Mario Caramella, GVCI president has announced who is GVCI Chef of the Year and said: “As every year, we nominate one of us as Chef of the Year. In the past, we have awarded those who had endured serious life threatening situations. It´s always great to be able to nominate someone for better reasons and, for a change, this year we will award a non Italian chef who makes Italian Cuisine... he´s one of the Chefs that we, at GVCI call the Third Generation Italian Cuisine Chefs: MARK LADNER”.
At Del Posto, which he runs with partners Mario Batali, Jason Denton, and Joe and Lidia Bastianich, Mark cooks a sensible interpretation of regional Italian “Cucina Classica”, utilizing responsibly raised and locally grown products. Del Posto holds a 4-star rating from the New York Times, and one star from the prestigious Guide Michelin. He has been working with many influential chefs such as Todd English, Scott Bryan and Jean Georges Vongerichten and worked in various successful Italian restaurants (Babbo, Lupa, Otto).
Here an interview we had the opportunity to make with Mark Ladner:
Interview by Anthony Scillia
Q: Who are some of your Italian culinary inspirations?
A: I'm certainly most influenced by the spirits of both Mario Batali and Lidia Bastianich, but also Cesare Casella and other great Italian chefs such as Gualtiero Marchesi, Massimiliano Aljamo and my recent favorite Pino Cuttaia. I'm also heavily influenced by Italian art and design, Michelangelo & Leonardo Da Vinci for example, and Italian service ware houses such as Richard Ginori, Alessi or Ruffoni. I also have some less obvious admiration for amazing Italian tastemakers such as the mid-century designer Gio Ponti (who designed for Richard Ginori for many years), the early 20th century futurist Filippo Tommaso Marinetti or the great international restaurateurs, the Cipriani family. As well as the fashionistas Emilio Pucci and Mui Mui Prada. Just to name a few...

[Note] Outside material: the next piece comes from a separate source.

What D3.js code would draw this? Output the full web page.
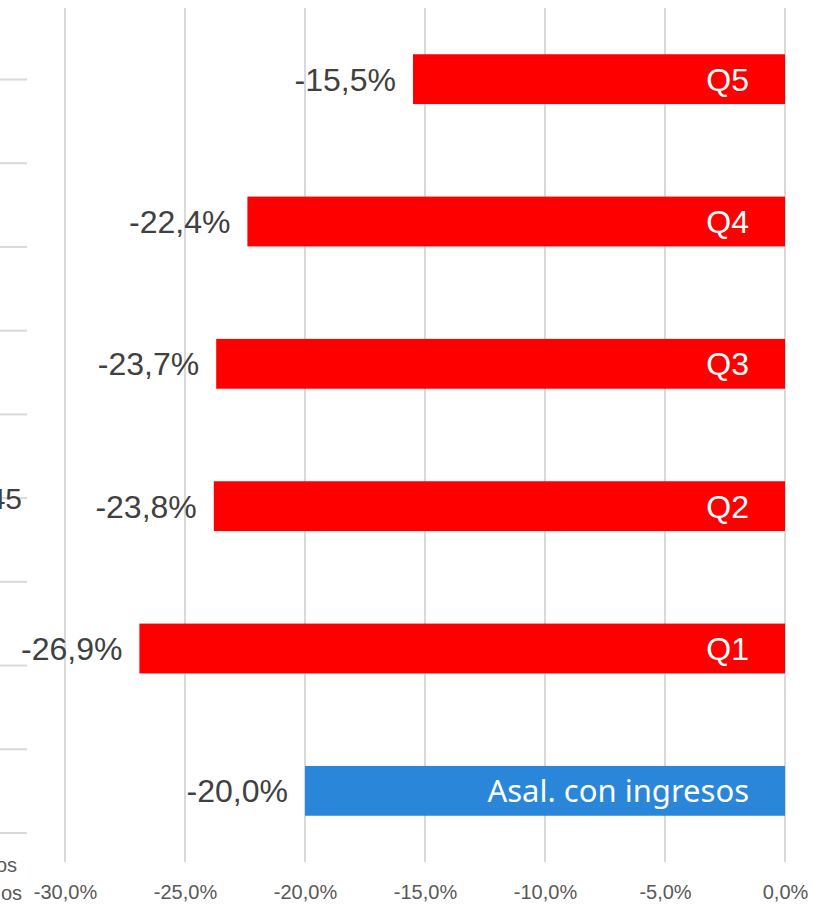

Q: What drew you to Italian cuisine in the first place?
A: It chose me! The contrast of smooth cutting edge style and design with the warmth and conviviality of family and home inspired simplicity.
Q: Is there one traditional dish of Italian cuisine that was most "inspiring" for you and why?
A: Roman cacio e pepe exemplifies all that I admire about Italian sensibilities. Smooth and silky, firm and creamy texture, salty and piquant. Very few ingredients come together in equal balance. Simple is sophisticated.
Q: What is your concept of authenticity in terms of Italian cuisine and how important is it for the marketing of your restaurant?
A: To me, the most important aspect of Italian authenticity is primarily using fresh food, grown close to home that is prepared simply. In restaurant marketing, in Manhattan today, the diner is very knowledgeable and has lots of choices of where to spend their money and time. Diners have expectations that are not always easily met. Offering a recognizable meal that is also new and exciting while simultaneously offering flexibility for people to customize their experience based on their individual needs, wants and desires seems to be the most challenging thing for us to manage right now.